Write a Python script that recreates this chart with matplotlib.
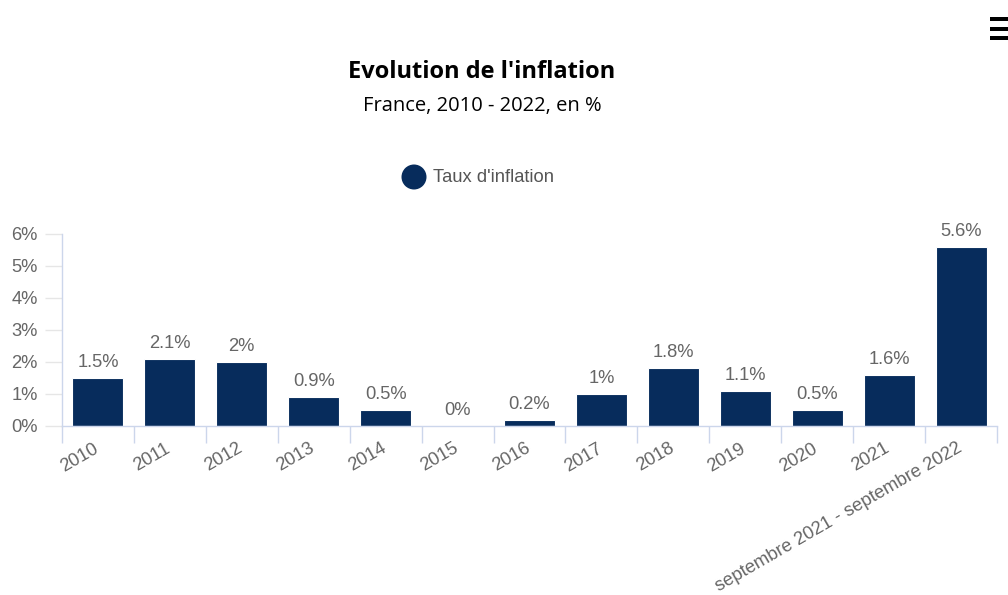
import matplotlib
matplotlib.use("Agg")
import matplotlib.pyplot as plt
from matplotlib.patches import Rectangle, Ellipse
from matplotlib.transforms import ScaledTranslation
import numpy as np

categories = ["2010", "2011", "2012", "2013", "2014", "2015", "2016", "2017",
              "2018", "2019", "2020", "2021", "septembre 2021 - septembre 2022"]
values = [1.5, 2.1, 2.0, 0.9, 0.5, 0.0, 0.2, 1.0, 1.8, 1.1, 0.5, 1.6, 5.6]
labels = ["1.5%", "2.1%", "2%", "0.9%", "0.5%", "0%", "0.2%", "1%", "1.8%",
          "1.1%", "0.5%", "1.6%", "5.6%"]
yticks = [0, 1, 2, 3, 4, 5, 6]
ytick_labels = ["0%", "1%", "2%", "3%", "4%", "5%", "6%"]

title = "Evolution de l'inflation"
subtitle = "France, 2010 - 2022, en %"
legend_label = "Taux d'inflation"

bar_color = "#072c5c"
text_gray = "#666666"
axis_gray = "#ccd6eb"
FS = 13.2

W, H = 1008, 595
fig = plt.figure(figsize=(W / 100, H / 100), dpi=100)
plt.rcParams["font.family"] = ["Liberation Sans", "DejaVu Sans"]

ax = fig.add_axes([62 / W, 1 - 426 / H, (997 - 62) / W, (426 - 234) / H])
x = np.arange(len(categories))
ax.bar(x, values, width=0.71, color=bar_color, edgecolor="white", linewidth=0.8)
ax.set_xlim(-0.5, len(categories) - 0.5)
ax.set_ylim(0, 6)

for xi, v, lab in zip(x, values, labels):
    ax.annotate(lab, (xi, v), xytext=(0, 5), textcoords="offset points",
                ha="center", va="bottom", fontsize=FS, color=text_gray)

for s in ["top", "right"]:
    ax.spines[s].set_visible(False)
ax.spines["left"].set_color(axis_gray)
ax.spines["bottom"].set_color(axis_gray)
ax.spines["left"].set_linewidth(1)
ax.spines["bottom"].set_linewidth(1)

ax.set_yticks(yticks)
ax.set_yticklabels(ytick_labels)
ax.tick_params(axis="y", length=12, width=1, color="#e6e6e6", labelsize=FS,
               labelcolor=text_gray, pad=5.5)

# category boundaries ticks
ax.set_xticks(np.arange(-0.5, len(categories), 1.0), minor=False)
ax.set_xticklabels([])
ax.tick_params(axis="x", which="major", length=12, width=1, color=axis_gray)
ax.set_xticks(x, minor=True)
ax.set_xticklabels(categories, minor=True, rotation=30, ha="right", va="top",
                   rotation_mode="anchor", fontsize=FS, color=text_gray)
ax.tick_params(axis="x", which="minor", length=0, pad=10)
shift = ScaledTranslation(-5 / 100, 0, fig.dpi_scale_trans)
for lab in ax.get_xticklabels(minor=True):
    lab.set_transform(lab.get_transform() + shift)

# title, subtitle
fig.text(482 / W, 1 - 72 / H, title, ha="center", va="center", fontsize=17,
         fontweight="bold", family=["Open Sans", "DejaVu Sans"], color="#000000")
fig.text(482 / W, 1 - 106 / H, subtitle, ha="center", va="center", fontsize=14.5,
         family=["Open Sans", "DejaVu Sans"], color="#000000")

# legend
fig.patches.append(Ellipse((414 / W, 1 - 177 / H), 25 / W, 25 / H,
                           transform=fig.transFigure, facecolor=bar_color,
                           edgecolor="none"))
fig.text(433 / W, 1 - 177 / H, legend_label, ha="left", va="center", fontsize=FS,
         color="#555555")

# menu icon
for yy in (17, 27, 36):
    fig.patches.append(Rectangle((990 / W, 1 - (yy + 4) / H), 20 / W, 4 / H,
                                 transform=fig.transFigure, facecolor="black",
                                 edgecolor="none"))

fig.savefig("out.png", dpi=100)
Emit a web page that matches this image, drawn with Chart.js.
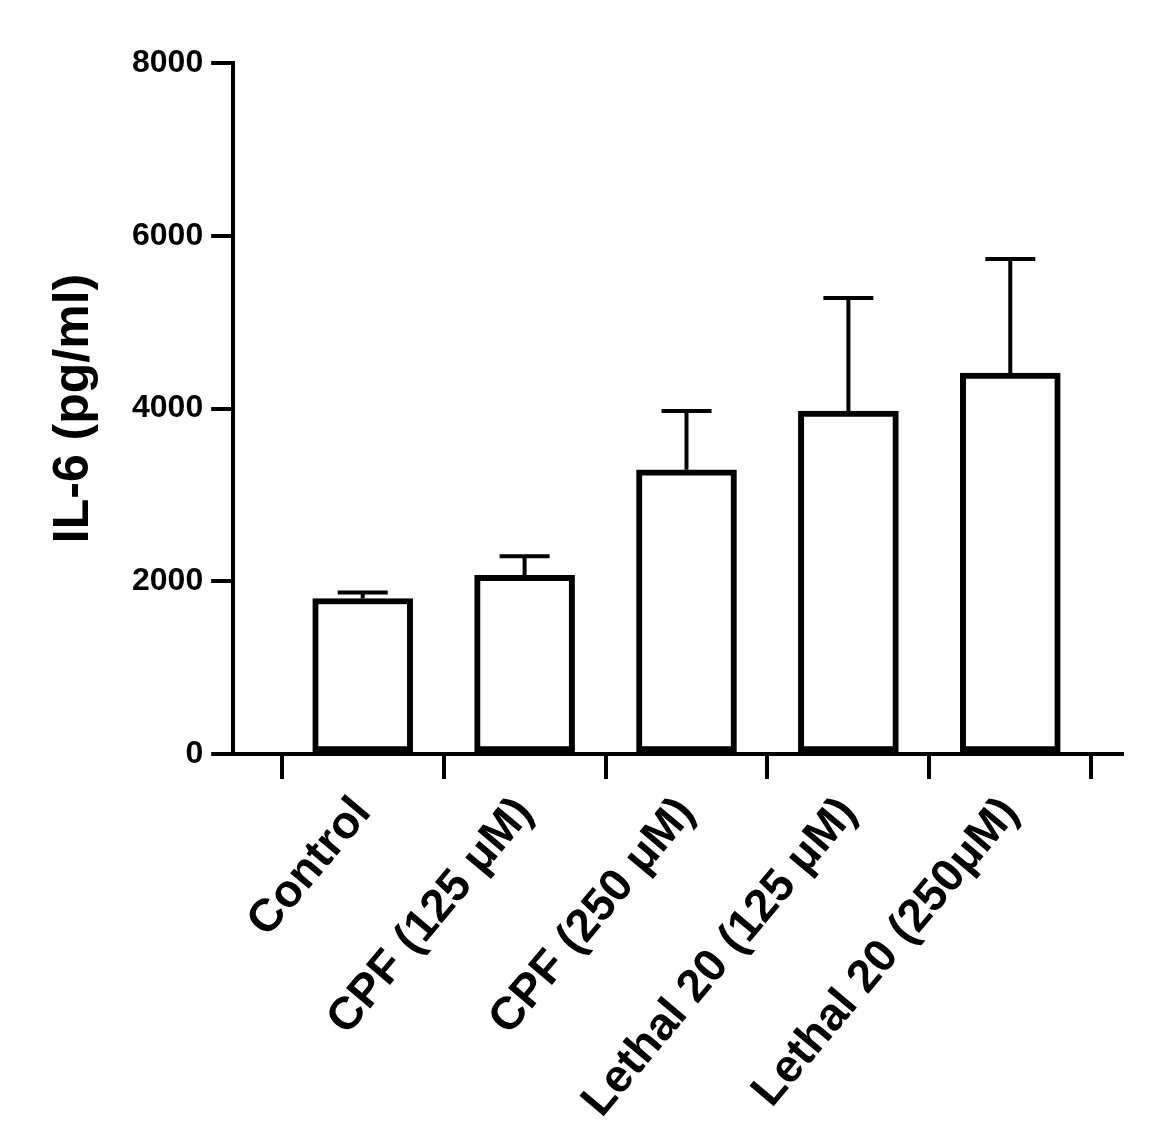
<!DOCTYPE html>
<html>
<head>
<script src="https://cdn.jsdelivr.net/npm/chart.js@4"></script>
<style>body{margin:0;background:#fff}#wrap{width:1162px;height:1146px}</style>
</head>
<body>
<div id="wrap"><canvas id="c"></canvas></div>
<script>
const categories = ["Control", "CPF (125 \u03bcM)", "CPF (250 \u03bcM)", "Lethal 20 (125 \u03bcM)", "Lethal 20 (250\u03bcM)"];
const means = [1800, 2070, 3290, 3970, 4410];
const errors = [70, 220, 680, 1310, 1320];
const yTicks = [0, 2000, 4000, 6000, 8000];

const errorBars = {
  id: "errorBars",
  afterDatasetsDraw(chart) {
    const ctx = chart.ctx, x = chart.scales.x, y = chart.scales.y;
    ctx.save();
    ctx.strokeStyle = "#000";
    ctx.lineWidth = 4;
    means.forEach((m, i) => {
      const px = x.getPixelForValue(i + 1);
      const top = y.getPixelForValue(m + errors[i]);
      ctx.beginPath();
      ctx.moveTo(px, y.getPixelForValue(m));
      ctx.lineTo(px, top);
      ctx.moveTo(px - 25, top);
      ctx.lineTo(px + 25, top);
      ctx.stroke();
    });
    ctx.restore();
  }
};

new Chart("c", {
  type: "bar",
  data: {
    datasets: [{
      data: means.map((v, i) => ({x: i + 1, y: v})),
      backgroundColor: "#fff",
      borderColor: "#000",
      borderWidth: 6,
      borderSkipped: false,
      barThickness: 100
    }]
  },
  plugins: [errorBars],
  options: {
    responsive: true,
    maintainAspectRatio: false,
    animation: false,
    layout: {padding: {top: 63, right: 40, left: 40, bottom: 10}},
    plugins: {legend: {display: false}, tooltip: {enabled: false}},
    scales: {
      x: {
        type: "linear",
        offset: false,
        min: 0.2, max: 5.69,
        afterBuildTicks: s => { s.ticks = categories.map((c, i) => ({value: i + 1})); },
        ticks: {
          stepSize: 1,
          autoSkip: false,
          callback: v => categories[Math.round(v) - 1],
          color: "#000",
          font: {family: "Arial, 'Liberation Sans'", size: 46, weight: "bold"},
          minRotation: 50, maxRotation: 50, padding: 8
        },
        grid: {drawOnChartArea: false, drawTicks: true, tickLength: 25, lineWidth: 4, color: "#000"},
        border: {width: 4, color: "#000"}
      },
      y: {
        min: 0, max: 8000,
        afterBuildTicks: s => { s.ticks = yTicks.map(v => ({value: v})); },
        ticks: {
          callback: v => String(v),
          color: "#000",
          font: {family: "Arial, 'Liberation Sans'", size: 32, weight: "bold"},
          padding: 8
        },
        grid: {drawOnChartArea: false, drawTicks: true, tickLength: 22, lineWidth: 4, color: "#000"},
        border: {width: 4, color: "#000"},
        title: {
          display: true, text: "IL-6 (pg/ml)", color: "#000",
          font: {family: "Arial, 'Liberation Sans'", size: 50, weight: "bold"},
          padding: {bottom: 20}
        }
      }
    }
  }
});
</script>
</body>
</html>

----------

[PROBLEM DETAILS] Read through the lines above and collect those that contain the string "script".

[IN RESPONSE]
Write a Python script that recreates this chart with matplotlib.
<script src="https://cdn.jsdelivr.net/npm/chart.js@4"></script>
<script>
</script>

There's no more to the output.